安心できる養育環境が得られずにつらい思いをしている子どもをなくしたい、そして子育てに悩んでいる家族を助けたい、この思いは社会に広く共有されるようになってていると思います。その結果が、全国の児童相談所における児童虐待対応件数の増加としてあらわれているのではないでしょうか。子どもを取り巻く身近な人たちが、虐待に気づき、支援につなげる、こうした活動が徐々に広がってきたのだと思います。しかし、つらい思いを抱えていても声を上げられず助けを求められないでいる子どもや家族が、今もたくさんおられるのではないでしょうか。私たちは、こうした子どもと家族に気づき支援につなげる取り組みをさらに強めていく必要があると思います。

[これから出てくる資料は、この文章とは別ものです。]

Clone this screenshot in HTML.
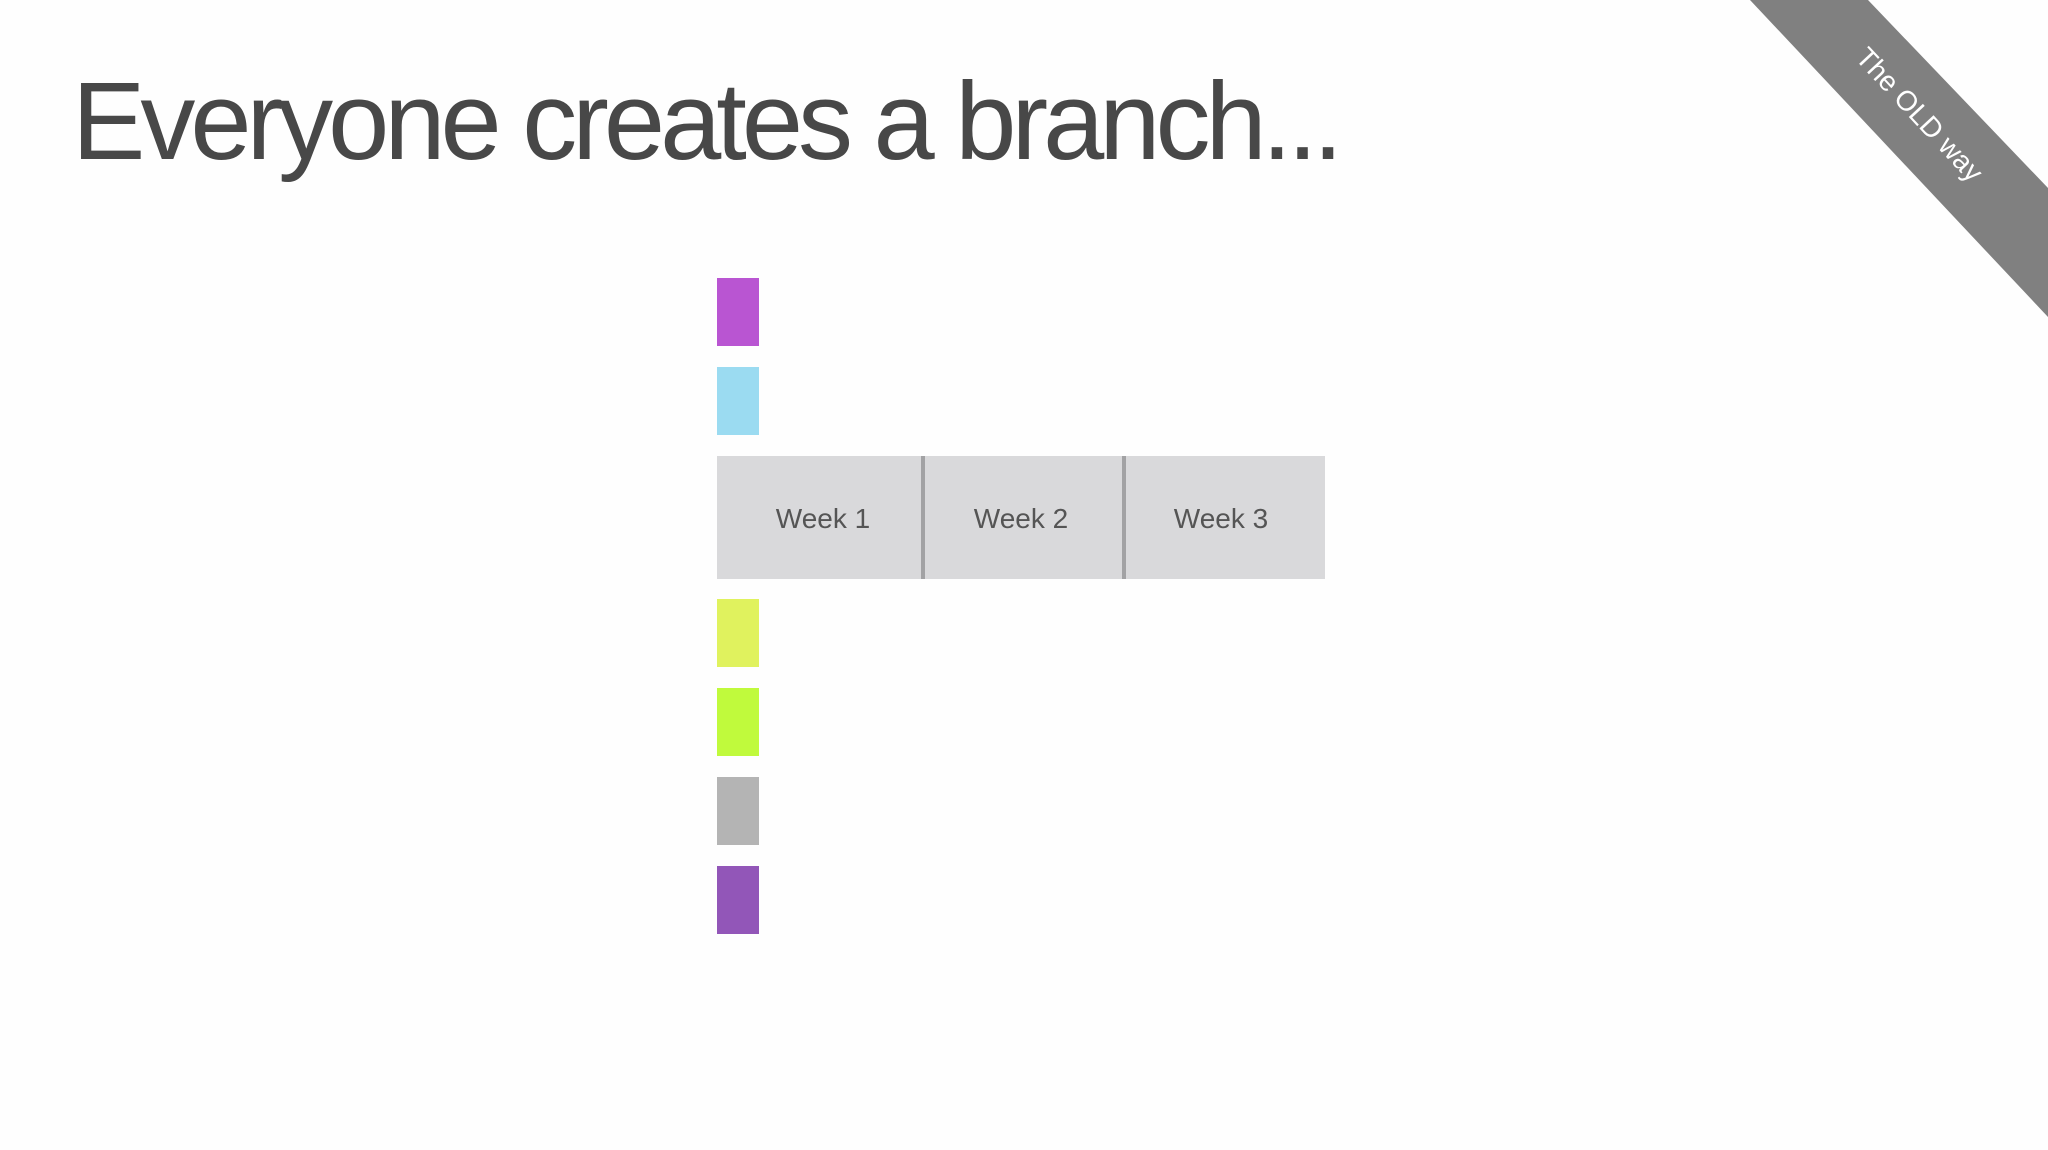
<!DOCTYPE html>
<html><head><meta charset="utf-8"><style>
html,body{margin:0;padding:0;}
body{width:2048px;height:1150px;background:#fefefe;position:relative;overflow:hidden;font-family:"Liberation Sans",sans-serif;}
.t{position:absolute;left:72px;top:58px;font-size:110px;color:#484848;white-space:nowrap;letter-spacing:-5px;}
.b{position:absolute;left:717px;width:42px;height:68px;}
.bar{position:absolute;left:717px;top:456px;width:608px;height:123px;background:#d9d9db;}
.d{position:absolute;top:0;width:4px;height:123px;background:#a2a2a4;}
.w{position:absolute;top:47px;font-size:28px;color:#555;width:160px;text-align:center;margin-left:-80px;}
</style></head><body>
<div class="t">Everyone creates a branch...</div>
<div class="b" style="top:278px;background:#b955d2"></div>
<div class="b" style="top:367px;background:#9bdbf1"></div>
<div class="bar">
<div class="d" style="left:204px"></div>
<div class="d" style="left:405px"></div>
<div class="w" style="left:106px">Week 1</div>
<div class="w" style="left:304px">Week 2</div>
<div class="w" style="left:504px">Week 3</div>
</div>
<div class="b" style="top:599px;background:#e0f25e"></div>
<div class="b" style="top:688px;background:#c0fa3c"></div>
<div class="b" style="top:777px;background:#b4b4b4"></div>
<div class="b" style="top:866px;background:#9256b8"></div>
<svg style="position:absolute;left:0;top:0" width="2048" height="1150">
<polygon points="1750,0 1868,0 2048,188 2048,317" fill="#808080"/>
<text x="1918" y="116" fill="#fff" font-family="Liberation Sans, sans-serif" font-size="28" text-anchor="middle" dominant-baseline="middle" transform="rotate(47 1918 116)">The OLD way</text>
</svg>
</body></html>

当ネットワークはそうした人の輪を広げて、子どもの虐待が起こらないように子育て家庭を支援することを目的として活動を展開しています。虐待は家庭が抱える様々な困難の一つの現れだと考えられます。それは経済的な困難であったり、社会的に孤立していることであったり、精神的な悩みを抱えていることであったり、夫婦間の不和であったり様々です。こうした問題が少しでも解消されて、子育てに行き詰まることのないように、幅広い子育て支援が充実し子ども虐待を予防すること、これが何よりも求められているのだと考えています。ひとりひとりの市民が子育て家庭を温かい目で見つめ、手を添え声をかけて、子ども虐待が起こらない社会を実現できるように、私たちは活動を広げていきたいと思います。
ひとりひとりの方ができることには様々な形があると思います。まずは知ることから始まり、そして何かできることはないか考え、手をつなげる人同士が歩みを共にしていけるとよいと思います。そのような取り組みがつながりあって、地域全体で子育て家庭を温かく包み込めるような社会を目指して私たちの活動を継続していきたいと思います。
みなさまが当ネットワークの活動に関心を持ってくださり、私たちの取り組みにご協力いただいたりご参加いただけますと大変にうれしく思います。当ネットワークへのみなさまの継続したご支援を心からお願い申し上げます。
認定NPO法人 児童虐待防止全国ネットワーク
理事長 川松 亮
【プロフィール】
明星大学常勤教授
東京都の福祉職として、児童養護施設等で勤務の後、児童相談所で児童福祉司として勤務。その後、厚生労働省児童福祉専門官、子どもの虹情報研修センター研究部長を経て現職。
こども家庭審議会児童虐待防止対策部会委員、児童虐待等要保護事例の検証に関する専門委員会委員、東京都児童虐待死亡事例等検証部会部会長、中野区児童福祉審議会委員長などを務める。